ようやく引越し先も決まり安堵していたところ、さらなる試練が待っていました。数週間前から引越し日を決め、段ボールを早々に送り荷造りをお願いし、必要であれば手伝うと日々アナウンスしていました。ところが、引越し当日の朝、奥様から弊社の代表に電話があり「引越業者が引越しできないと言っているんですが…」。結局、ほとんど梱包は終わっておらず引越業者も運び出しようがない状況でした。急遽代表と共に現地に駆け付け、その日の午後に別業務がありましたが時間の許す限り手伝うことになりました。現地に着くなりとにかく目に見えるものを箱詰めし、明らかに必要のなさそうなものは廃棄のために横に除け、必要かどうかを確認しながら物の選別をしていきました。みるみる片付いていき、1室を廃棄用にいらないものを山積みにし、残りを運び出してもらうだけの状態に近づけ、あとは引越し業者にお願いしました。長年住み続け物があふれていましたが、何とかその日のうちに引越しを終えることができ、翌日には残置物を廃棄し空室にすることができました。

無事に残金決済も終わり、結果としては、あれだけ自宅に固執していた奥様も、心機一転環境が変わり表情も明るくなりました。お子様方も喜んでいたように見受けられました。

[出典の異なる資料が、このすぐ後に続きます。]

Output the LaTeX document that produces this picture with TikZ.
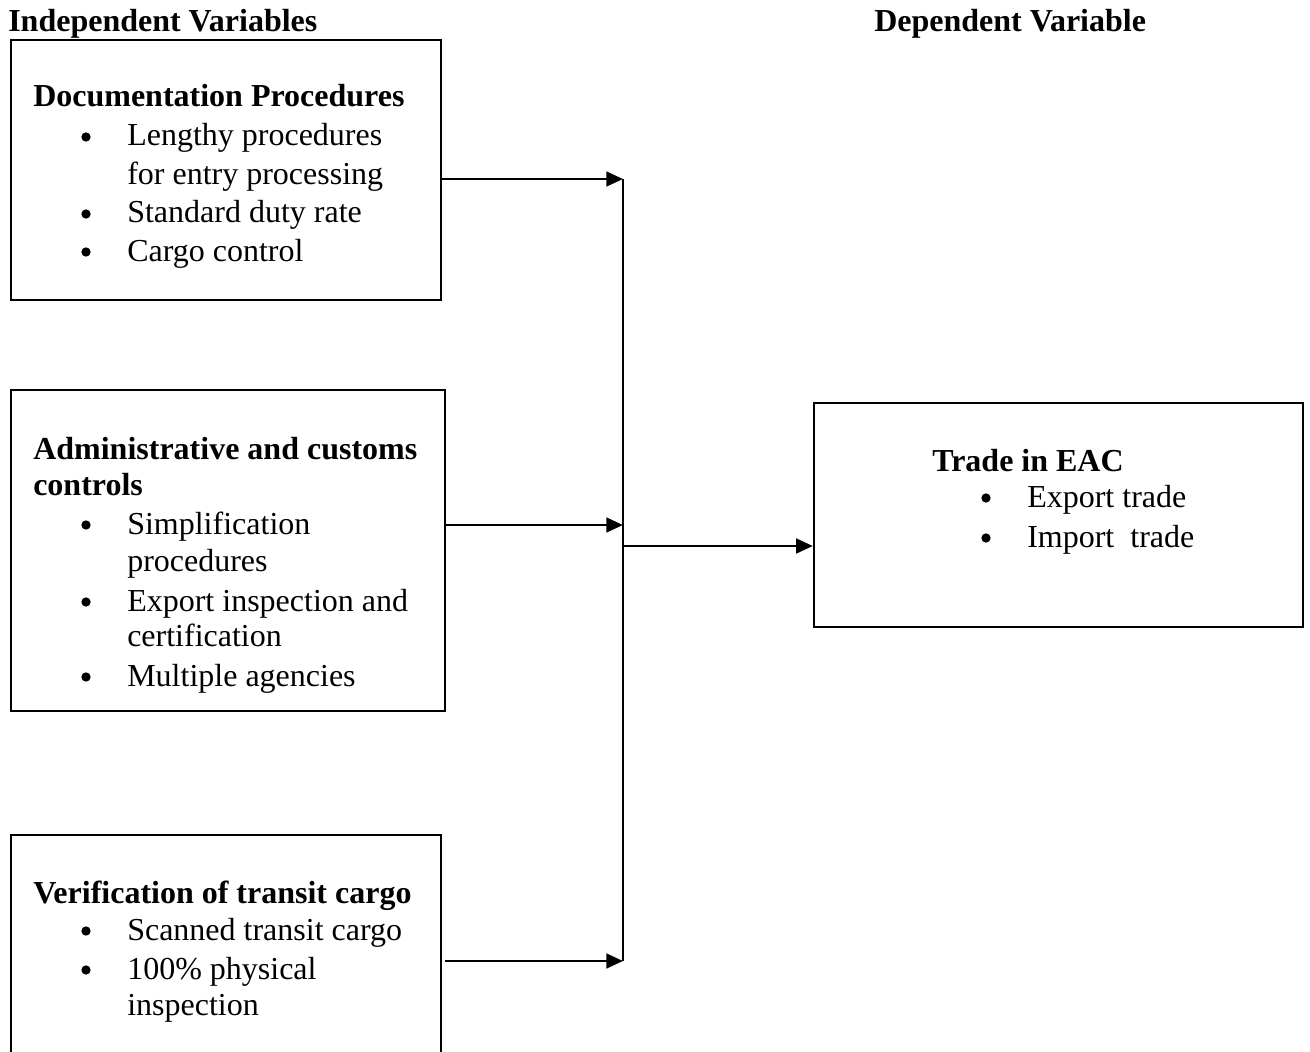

当初、ご融資の相談から今回の引越しまで3年以上の長いお付き合いとなりましたが、これから先も何かしらの相談があるかもしれません。任意売却は一般の不動産仲介業に比べ長きに渡りお客様とお付き合いしていく業種なのだと改めて感じ、これからも些細な相談にもしっかりと耳を傾けられるように心がけていきたいと思います。